Caring for the OOB network
First, monitor it. Just as closely as you watch the health of the Production network you need to monitor it. Enable Streaming Telemetry from it. Put it in your polling servers to measure availability. Use Arista’s CVP (CloudVision Portal) to manage the configurations and monitor the health of the OOB network devices. The OOB network should be held to the same KPI (Key Performance Indicators) standards as the Production network.
You need to test it. Schedule regular intervals, such as quarterly, for testing that you can access the OOB network. Verify that you can access it from all locations. From your primary workspace, from within the data center itself as well as from remote offices. Test that you have full access whether you are on a wired network or wireless network. Make sure everyone on the team knows the service account usernames and passwords if that is the break-glass-in-case-of-emergency access method. And because Murphy prefers to strike in the wee hours of a Sunday morning when you are hungover from a weekend cookout with the neighbors, make sure you have full functionality when using remote access. Test it with the standard Corporate VPN as well as from the separate VPN pathway that we recommended above.

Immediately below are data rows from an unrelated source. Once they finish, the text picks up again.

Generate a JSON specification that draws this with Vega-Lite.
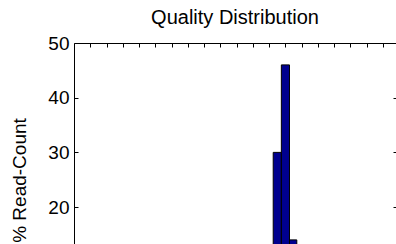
{
  "$schema": "https://vega.github.io/schema/vega-lite/v6.json",
  "autosize": {"type": "none"},
  "padding": {"left": 74, "top": 43, "right": 0, "bottom": 0},
  "width": 322,
  "height": 201,
  "background": "white",
  "title": {
    "text": "Quality Distribution",
    "font": "Liberation Sans",
    "fontSize": 20,
    "fontWeight": "normal",
    "color": "black",
    "baseline": "alphabetic",
    "offset": 17,
    "dy": 27,
    "anchor": "middle"
  },
  "config": {
    "view": {"stroke": null},
    "axis": {
      "grid": false,
      "domainColor": "black",
      "domainWidth": 1,
      "tickColor": "black",
      "tickWidth": 1,
      "labelColor": "black",
      "labelFont": "Liberation Sans",
      "labelFontSize": 19,
      "titleColor": "black",
      "titleFont": "Liberation Sans",
      "titleFontWeight": "normal"
    }
  },
  "data": {
    "values": [
      {"bin_start": 24.5, "bin_end": 25.5, "pct": 30},
      {"bin_start": 25.5, "bin_end": 26.5, "pct": 46},
      {"bin_start": 26.5, "bin_end": 27.4, "pct": 14}
    ]
  },
  "encoding": {
    "x": {
      "field": "bin_start",
      "type": "quantitative",
      "scale": {"domain": [0, 39.6], "nice": false, "zero": false},
      "axis": {
        "orient": "top",
        "title": null,
        "labels": false,
        "values": [2, 4, 6, 8, 10, 12, 14, 16, 18, 20, 22, 24, 26, 28, 30, 32, 34, 36, 38],
        "tickSize": -4
      }
    },
    "x2": {"field": "bin_end"},
    "y2": {"datum": 0}
  },
  "layer": [
    {
      "mark": {"type": "bar", "fill": "#00008F", "stroke": "black", "strokeWidth": 1, "clip": true},
      "encoding": {
        "y": {
          "field": "pct",
          "type": "quantitative",
          "scale": {"domain": [13.25, 50], "nice": false, "zero": false},
          "axis": {
            "orient": "left",
            "title": "% Read-Count",
            "titleFontSize": 19,
            "titleX": -49,
            "titleY": 137,
            "titleAngle": -90,
            "titleAlign": "center",
            "titleBaseline": "alphabetic",
            "values": [20, 30, 40, 50],
            "tickSize": -4,
            "labelPadding": 9
          }
        }
      }
    },
    {
      "mark": {"type": "bar", "opacity": 0, "clip": true},
      "encoding": {
        "y": {
          "field": "pct",
          "type": "quantitative",
          "axis": {
            "orient": "right",
            "title": null,
            "labels": false,
            "values": [20, 30, 40, 50],
            "tickSize": -3
          }
        }
      }
    }
  ],
  "resolve": {"axis": {"y": "independent"}}
}
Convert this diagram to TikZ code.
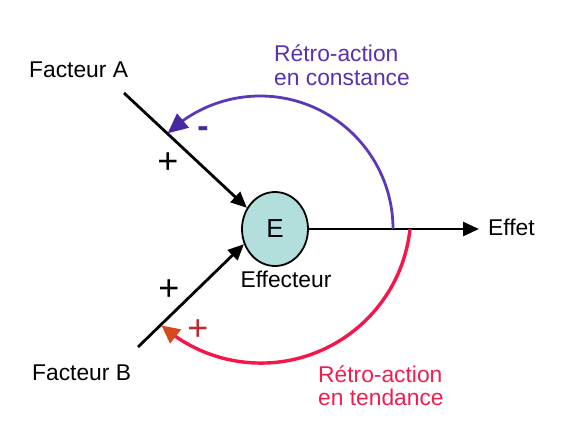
\documentclass[tikz,border=0pt]{standalone}
\usepackage{fontspec}
\setmainfont{Liberation Sans}
\usetikzlibrary{arrows.meta,bending,shapes.geometric}
\definecolor{purp}{RGB}{92,56,182}
\definecolor{purptxt}{RGB}{88,50,175}
\definecolor{purphead}{RGB}{72,40,160}
\definecolor{redarc}{RGB}{245,22,75}
\definecolor{redtxt}{RGB}{240,30,80}
\definecolor{redhead}{RGB}{215,72,28}
\definecolor{redplus}{RGB}{192,40,45}
\definecolor{efill}{RGB}{178,223,219}
\tikzset{
  lbl/.style={inner sep=0pt, font=\fontsize{22.8}{25}\selectfont},
  sign/.style={inner sep=0pt, font=\fontsize{36}{36}\selectfont},
  flow/.style={line width=2.8pt, -{Triangle[length=16pt,width=14pt]}},
}
\begin{document}
\begin{tikzpicture}[x=1pt,y=-1pt]
\useasboundingbox (0,0) rectangle (569,446);
% effector
\node[ellipse, draw, line width=1.8pt, fill=efill, minimum width=66pt, minimum height=74pt, inner sep=0pt,
      font=\fontsize{26}{26}\selectfont] (E) at (275,229) {E};
\node[lbl, anchor=base] (Eff) at (286,287) {Effecteur};
% factors
\coordinate (FA) at (124,93);
\coordinate (FB) at (138,347);
\node[lbl, anchor=base west] (tA) at (29,78) {Facteur A};
\node[lbl, anchor=base west] (tB) at (32,380) {Facteur B};
\draw[flow] (FA) -- (E.143);
\draw[flow] (FB) -- (E.206);
% effect
\node[lbl, anchor=base west] (tEff) at (488,235) {Effet};
\coordinate (Out) at (479,229);
\draw[flow] (E.east) -- (Out);
% signs
\node[sign] (pA) at (168,163) {+};
\node[sign] (pB) at (169,290) {+};
\node[sign, text=redplus] (pR) at (198,330) {+};
\node[inner sep=0pt, font=\fontsize{34}{34}\selectfont\bfseries, text=purphead] (mP) at (203,132) {-};
% feedback in constance
\coordinate (fbP) at (393,229);
\draw[purp, line width=2.8pt, -{Triangle[length=20pt,width=18pt,color=purphead,flex]}]
  (fbP) arc[start angle=0, end angle=-134, radius=133];
\node[lbl, text=purptxt, anchor=base west] (tP1) at (274,62) {Rétro-action};
\node[lbl, text=purptxt, anchor=base west] (tP2) at (274,86) {en constance};
% feedback in tendance
\coordinate (fbR) at (410,229);
\draw[redarc, line width=3.4pt, -{Triangle[length=18pt,width=17pt,color=redhead,flex]}]
  (fbR) arc[start angle=6.1, end angle=131.5, radius=150];
\node[lbl, text=redtxt, anchor=base west] (tR1) at (318,382) {Rétro-action};
\node[lbl, text=redtxt, anchor=base west] (tR2) at (318,405) {en tendance};
\end{tikzpicture}
\end{document}
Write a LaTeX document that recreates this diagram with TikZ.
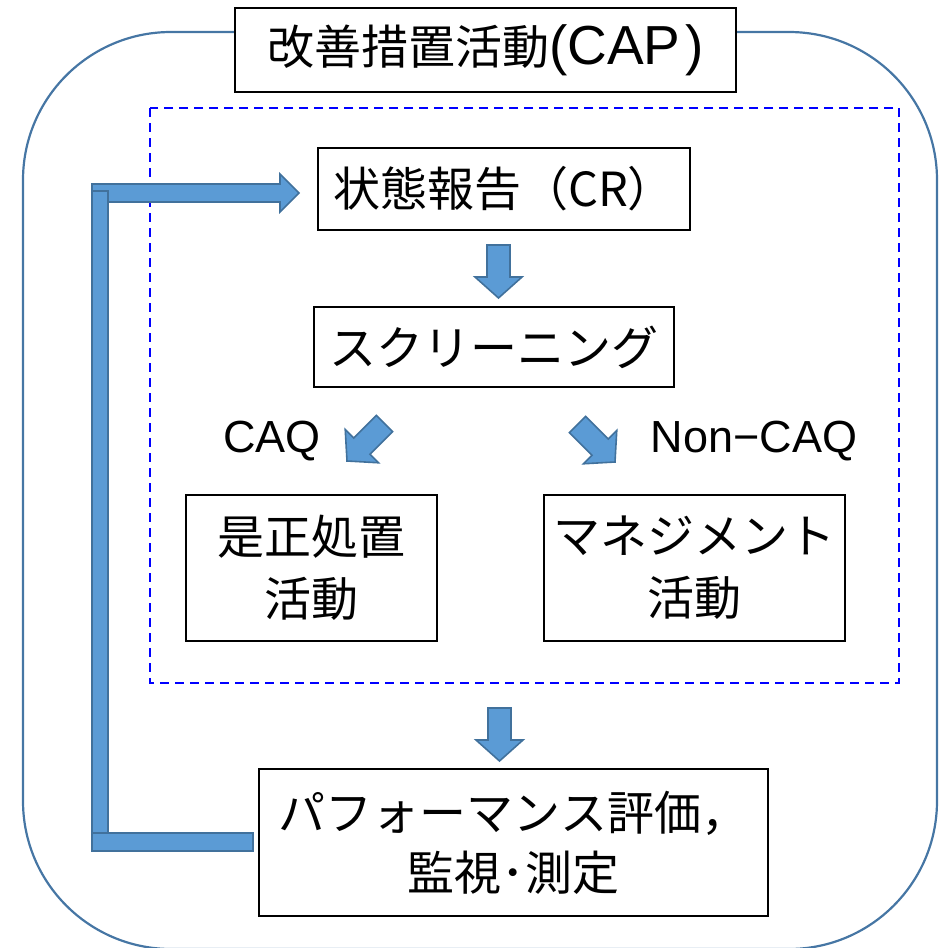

In times of critical need, when the business is more than happy to scream at you about how much $MM they are losing during every minute of the outage, you’ll be glad you defended the need for a robust OOB network. Once the devastating outage has been resolved and your shoulders finally slump down in relaxation that the event is over…you’ll be glad you stood up for the OOB network. You’ll be glad you didn’t treat the OOB network as a second class citizen. You’ll be thankful that you took a Pause – Revisited the Fundamentals – and cared for your precious OOB network.